Media commentary by Steve Dunlop

Backrooms has become a cultural and economic juggernaut. Created by 20-year-old filmmaker Kane Parsons, and inspired by an Internet meme, it has already earned more than $100 million worldwide and sparked endless debate about what it means.

Title card for Backrooms, a 2026 film by Kane Parsons. Displayed under Fair Use as provided in US copyright law.

Many critics see the film as a portrait of Gen Z anxiety: alienation, economic insecurity, digital overload, even fears surrounding artificial intelligence.

But is that what Backrooms is really about?

There are many ways to interpret art, of course. Yet none of these explanations fully account for the film's rich symbolism and recurring imagery. The key, I think, is to view Backrooms not as a commentary on a generation, but as an expedition into the unexplored regions of the human mind.

The story hooks us almost immediately on a deeply compromised figure we know only as Clark. He aspires to be an architect, but instead finds himself running a strip-mall furniture business that has fallen far short of his ambitions.

That failure curdles into resentment. He externalizes blame: toward colleagues, toward circumstance, and most pointedly toward his wife, whose eventual departure is framed less as a sudden rupture than as the consequence of his own sustained anger.

Backrooms introduces a therapist at exactly this point. In the horror genre, therapy is incidental, if it’s there at all. Here, it’s a threshold. It is precisely while making progress in therapy that Clark’s boundaries begin to blur. Something is sapping his energy.

Speaking of energy, we now learn that Clark is baffled by mysteriously high utility bills at his store. An electrician investigates, and finds a basement circuit box drawing power in ways that defy explanation.

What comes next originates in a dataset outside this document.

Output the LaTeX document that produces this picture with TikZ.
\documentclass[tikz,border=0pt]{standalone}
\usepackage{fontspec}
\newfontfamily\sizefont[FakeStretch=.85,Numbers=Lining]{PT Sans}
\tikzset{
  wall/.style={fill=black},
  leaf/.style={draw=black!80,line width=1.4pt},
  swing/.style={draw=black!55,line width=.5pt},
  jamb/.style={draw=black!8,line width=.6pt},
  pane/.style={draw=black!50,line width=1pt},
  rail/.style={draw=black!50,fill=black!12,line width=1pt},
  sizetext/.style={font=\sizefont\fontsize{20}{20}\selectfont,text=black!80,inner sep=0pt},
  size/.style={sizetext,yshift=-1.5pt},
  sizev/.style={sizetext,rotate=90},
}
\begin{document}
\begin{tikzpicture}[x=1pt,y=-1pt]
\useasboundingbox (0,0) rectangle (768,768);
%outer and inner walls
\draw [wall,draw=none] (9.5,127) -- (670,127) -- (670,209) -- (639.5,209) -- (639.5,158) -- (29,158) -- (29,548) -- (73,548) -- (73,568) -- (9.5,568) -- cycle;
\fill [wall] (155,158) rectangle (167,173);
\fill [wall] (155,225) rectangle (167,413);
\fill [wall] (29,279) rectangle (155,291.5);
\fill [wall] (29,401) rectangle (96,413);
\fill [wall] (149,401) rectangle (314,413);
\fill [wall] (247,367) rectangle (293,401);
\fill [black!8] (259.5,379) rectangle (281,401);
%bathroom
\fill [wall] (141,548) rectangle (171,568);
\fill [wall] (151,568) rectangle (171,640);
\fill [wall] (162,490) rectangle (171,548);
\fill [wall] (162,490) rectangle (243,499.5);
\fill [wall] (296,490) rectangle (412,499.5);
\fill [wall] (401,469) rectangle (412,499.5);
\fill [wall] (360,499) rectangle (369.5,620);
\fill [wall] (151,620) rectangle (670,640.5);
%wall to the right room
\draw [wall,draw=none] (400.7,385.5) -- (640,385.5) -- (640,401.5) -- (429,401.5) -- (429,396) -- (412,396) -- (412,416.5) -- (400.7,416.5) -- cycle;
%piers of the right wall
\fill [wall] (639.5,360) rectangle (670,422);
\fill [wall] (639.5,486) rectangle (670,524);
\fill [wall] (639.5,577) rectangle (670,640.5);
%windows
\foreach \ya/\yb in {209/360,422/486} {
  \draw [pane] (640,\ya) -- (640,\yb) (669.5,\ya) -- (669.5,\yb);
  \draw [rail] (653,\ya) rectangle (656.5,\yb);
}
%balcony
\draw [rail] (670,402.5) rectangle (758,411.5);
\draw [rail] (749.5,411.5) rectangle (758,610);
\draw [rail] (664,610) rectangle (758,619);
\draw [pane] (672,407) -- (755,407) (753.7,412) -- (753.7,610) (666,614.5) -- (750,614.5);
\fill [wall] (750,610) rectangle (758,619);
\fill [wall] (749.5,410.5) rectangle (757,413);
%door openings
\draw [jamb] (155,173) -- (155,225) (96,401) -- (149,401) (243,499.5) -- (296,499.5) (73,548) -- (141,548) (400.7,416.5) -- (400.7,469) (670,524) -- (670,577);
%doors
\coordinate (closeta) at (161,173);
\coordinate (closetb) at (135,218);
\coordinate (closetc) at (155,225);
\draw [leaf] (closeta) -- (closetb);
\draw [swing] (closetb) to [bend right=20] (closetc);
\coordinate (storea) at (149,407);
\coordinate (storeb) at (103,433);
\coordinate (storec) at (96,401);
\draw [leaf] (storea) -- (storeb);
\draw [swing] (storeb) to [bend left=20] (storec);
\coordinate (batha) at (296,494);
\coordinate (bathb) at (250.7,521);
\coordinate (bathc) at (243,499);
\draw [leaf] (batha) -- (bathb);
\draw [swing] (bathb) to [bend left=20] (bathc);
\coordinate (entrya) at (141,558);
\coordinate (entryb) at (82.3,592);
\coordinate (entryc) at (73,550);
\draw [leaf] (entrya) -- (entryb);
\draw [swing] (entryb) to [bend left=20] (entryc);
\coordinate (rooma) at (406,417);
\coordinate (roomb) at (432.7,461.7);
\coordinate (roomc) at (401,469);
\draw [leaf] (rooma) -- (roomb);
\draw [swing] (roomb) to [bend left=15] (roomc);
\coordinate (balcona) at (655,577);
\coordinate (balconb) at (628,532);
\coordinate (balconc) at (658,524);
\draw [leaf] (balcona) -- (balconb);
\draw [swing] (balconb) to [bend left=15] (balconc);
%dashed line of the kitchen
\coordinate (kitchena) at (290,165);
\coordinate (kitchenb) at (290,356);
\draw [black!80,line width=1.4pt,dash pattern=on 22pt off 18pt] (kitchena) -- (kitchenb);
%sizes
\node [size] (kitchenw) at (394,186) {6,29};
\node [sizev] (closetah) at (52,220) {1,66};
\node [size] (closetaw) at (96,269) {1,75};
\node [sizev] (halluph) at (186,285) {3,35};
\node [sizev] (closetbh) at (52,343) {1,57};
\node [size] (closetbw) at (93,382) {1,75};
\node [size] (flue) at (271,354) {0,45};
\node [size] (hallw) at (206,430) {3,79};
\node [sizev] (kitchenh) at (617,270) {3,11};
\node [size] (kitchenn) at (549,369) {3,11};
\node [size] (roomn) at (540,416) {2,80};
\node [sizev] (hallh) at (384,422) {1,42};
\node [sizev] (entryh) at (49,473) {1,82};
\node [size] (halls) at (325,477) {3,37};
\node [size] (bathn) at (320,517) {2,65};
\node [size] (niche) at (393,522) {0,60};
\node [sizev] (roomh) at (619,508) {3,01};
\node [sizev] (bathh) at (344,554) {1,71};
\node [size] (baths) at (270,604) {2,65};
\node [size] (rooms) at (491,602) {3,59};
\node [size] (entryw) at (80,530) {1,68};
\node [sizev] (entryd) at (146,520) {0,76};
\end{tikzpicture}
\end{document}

Not long after that, Clark discovers a hidden dimension and enters the backrooms: endless corridors, flickering lights, fortress-like piles of furniture, disconnected spaces, a disorienting soundtrack, and the nagging sense that everything is connected even when it appears random.

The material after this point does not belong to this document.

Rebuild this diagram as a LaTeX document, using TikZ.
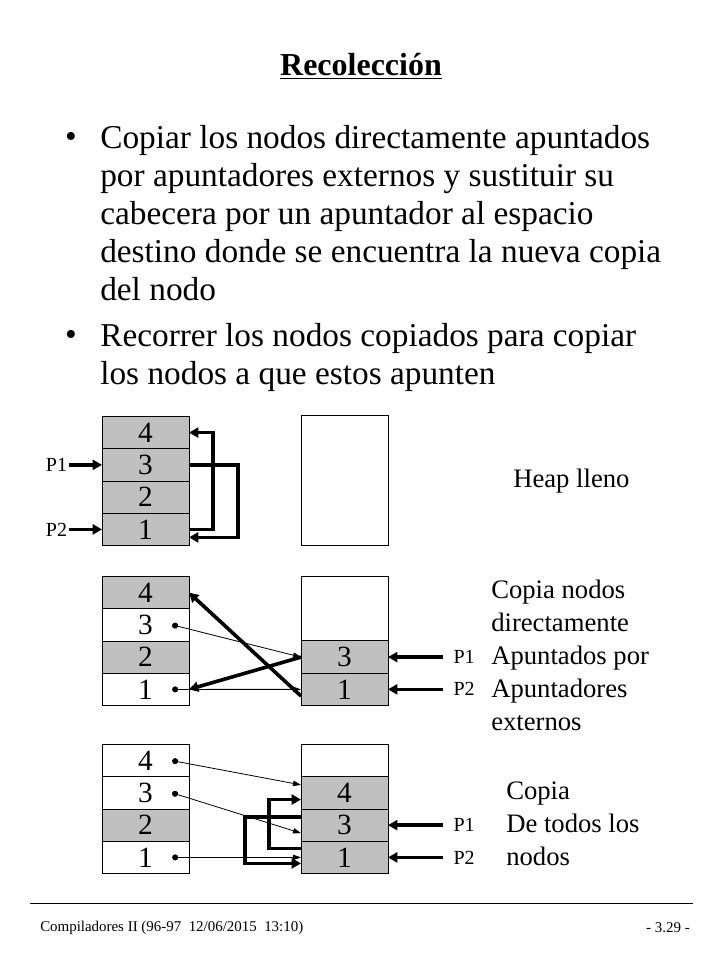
\documentclass[tikz,border=0pt]{standalone}
\usepackage{fontspec}
\setmainfont{Liberation Serif}
\usetikzlibrary{arrows.meta, positioning}
\definecolor{cellgray}{HTML}{C0C0C0}

\tikzset{
  cell/.style={draw, line width=0.75pt, minimum width=65.25pt, minimum height=24.2pt,
               inner sep=0pt, outer sep=0pt, font=\fontsize{22}{22}\selectfont},
  full/.style={cell, fill=cellgray},
  ptr/.style={font=\fontsize{15}{15}\selectfont, inner sep=1pt},
  heavy/.style={line width=2.7pt, -{Triangle[length=7pt,width=7.5pt]}},
  light/.style={line width=0.6pt, {Circle[length=4.5pt]}-{Triangle[length=6pt,width=4pt]}},
  body/.style={font=\fontsize{25}{28.5}\selectfont, align=left, inner sep=0pt},
  note/.style={font=\fontsize{20}{24.75}\selectfont, align=left, anchor=west, inner sep=0pt},
}

\begin{document}
\begin{tikzpicture}[x=0.75pt, y=-0.75pt]
  \useasboundingbox[fill=white] (0,0) rectangle (720,960);

  % title and bullets
  \node[font=\fontsize{24}{28}\selectfont\bfseries] (title) at (361,66) {\underline{Recolección}};
  \node[body, anchor=north west] (par1) at (100,125)
    {Copiar los nodos directamente apuntados\\
     por apuntadores externos y sustituir su\\
     cabecera por un apuntador al espacio\\
     destino donde se encuentra la nueva copia\\
     del nodo};
  \node[body, anchor=north west] (par2) at (100,323)
    {Recorrer los nodos copiados para copiar\\
     los nodos a que estos apunten};
  \node[body, anchor=base] (bul1) at (71,147) {•};
  \node[body, anchor=base] (bul2) at (71,345) {•};

  % heap lleno
  \node[full] (a4) at (145.5,432.6) {4};
  \node[full, below=0pt of a4] (a3) {3};
  \node[full, below=0pt of a3] (a2) {2};
  \node[full, below=0pt of a2] (a1) {1};
  \node[cell, minimum height=96.8pt] (rb) at (344.5,480.5) {};
  \node[ptr, left=25pt of a3] (pa1) {P1};
  \node[ptr, left=25pt of a1] (pa2) {P2};
  \draw[heavy] (pa1) -- (a3);
  \draw[heavy] (pa2) -- (a1);
  \draw[heavy] (a1.east) -- ++(18pt,0) |- (a4.east);
  \draw[heavy] (a3.east) -- ++(36.75pt,0) |- ([yshift=-6pt]a1.east);
  \node[note] (lbla) at (513,481) {Heap lleno};

  % copia directa
  \node[full] (b4) at (145.5,592.6) {4};
  \node[cell, below=0pt of b4] (b3) {3};
  \node[full, below=0pt of b3] (b2) {2};
  \node[cell, below=0pt of b2] (b1) {1};
  \node[cell, minimum height=48.4pt] (c0) at (344.5,608.7) {};
  \node[full, below=0pt of c0] (c3) {3};
  \node[full, below=0pt of c3] (c1) {1};
  \node[ptr, right=48pt of c3] (pb1) {P1};
  \node[ptr, right=48pt of c1] (pb2) {P2};
  \draw[heavy, shorten <=7pt] (pb1) -- (c3);
  \draw[heavy, shorten <=7pt] (pb2) -- (c1);
  \draw[light] ([xshift=20pt]b3.center) -- (c3.west);
  \draw[light] ([xshift=20pt]b1.center) -- (c1.west);
  \draw[heavy] (c3.west) -- (b1.east);
  \draw[heavy] ([yshift=-5pt]c1.west) -- (b4.east);
  \node[note] (lblb) at (491,655)
    {Copia nodos\\ directamente\\ Apuntados por\\ Apuntadores\\ externos};

  % copia de todos
  \node[cell] (d4) at (145.5,760.6) {4};
  \node[cell, below=0pt of d4] (d3) {3};
  \node[full, below=0pt of d3] (d2) {2};
  \node[cell, below=0pt of d2] (d1) {1};
  \node[cell] (e0) at (344.5,760.6) {};
  \node[full, below=0pt of e0] (e4) {4};
  \node[full, below=0pt of e4] (e3) {3};
  \node[full, below=0pt of e3] (e1) {1};
  \node[ptr, right=48pt of e3] (pd1) {P1};
  \node[ptr, right=48pt of e1] (pd2) {P2};
  \draw[heavy, shorten <=7pt] (pd1) -- (e3);
  \draw[heavy, shorten <=7pt] (pd2) -- (e1);
  \draw[light] ([xshift=20pt]d4.center) -- ([yshift=6pt]e4.west);
  \draw[light] ([xshift=20pt]d3.center) -- ([yshift=-6pt]e3.west);
  \draw[light] ([xshift=20pt]d1.center) -- (e1.west);
  \draw[heavy] ([yshift=6pt]e3.west) -- ++(-42pt,0) |- ([yshift=-4.5pt]e1.west);
  \draw[heavy] ([yshift=6.75pt]e1.west) -- ++(-24pt,0) |- ([yshift=-5pt]e4.west);
  \node[note] (lbld) at (506,824) {Copia\\ De todos los\\ nodos};

  % pie
  \draw[line width=0.75pt] (30,903) -- (693,903);
  \node[font=\fontsize{11.2}{13}\selectfont, anchor=west, inner sep=0pt] (foot) at (40,928)
    {Compiladores II (96-97\ \ 12/06/2015\ \ 13:10)};
  \node[font=\fontsize{11.2}{13}\selectfont, anchor=east, inner sep=0pt] (page) at (690,928)
    {- 3.29 -};
\end{tikzpicture}
\end{document}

At the gateway to this world, Clark encounters backwards stop signs. Critics have largely ignored them, yet they may be the film’s most revealing image. Stop signs are a warning to keep out. Only when viewed from inside the subconscious do these signs read frontwards. “Stop” becomes a warning to what lurks below to stay there.

Inhabiting the backrooms are grotesquely warped figures - representing Clark’s cluttered memories, fractured relationships, and the emotional wreckage he’s caused to people in his orbit. Sigmund Freud might have recognized the therapist, the pirate furniture store mascot, and Clark himself as competing elements of the psyche—superego, id, and ego locked in conflict.

Observing it all, we learn, has been a researcher named Phil - a clipboard carrying, lab coat wearing cliche. A narrative counterweight to the therapist, Phil attempts to explain the mind through imaging, measurement, and empirical data. But he ultimately underscores the limits of that enterprise. Scanning, mapping, and measuring the brain is not the same as understanding it.

What does Kane Parsons make of it all? We don’t really know. He’s been circumspect when discussing the film's meaning. What we do know is that Backrooms repeatedly returns to images and ideas that are far easier to understand as a journey through the collective unconscious than as a commentary on artificial intelligence or generational angst.

With mental illness now one of the most widespread health conditions in the US, it speaks not just to Gen Z, but to everyone. Backrooms is not asking us to confront AI. It is asking us to confront something far more disquieting: the possibility that the darkest unexplored territory is not in the algorithms, but in ourselves.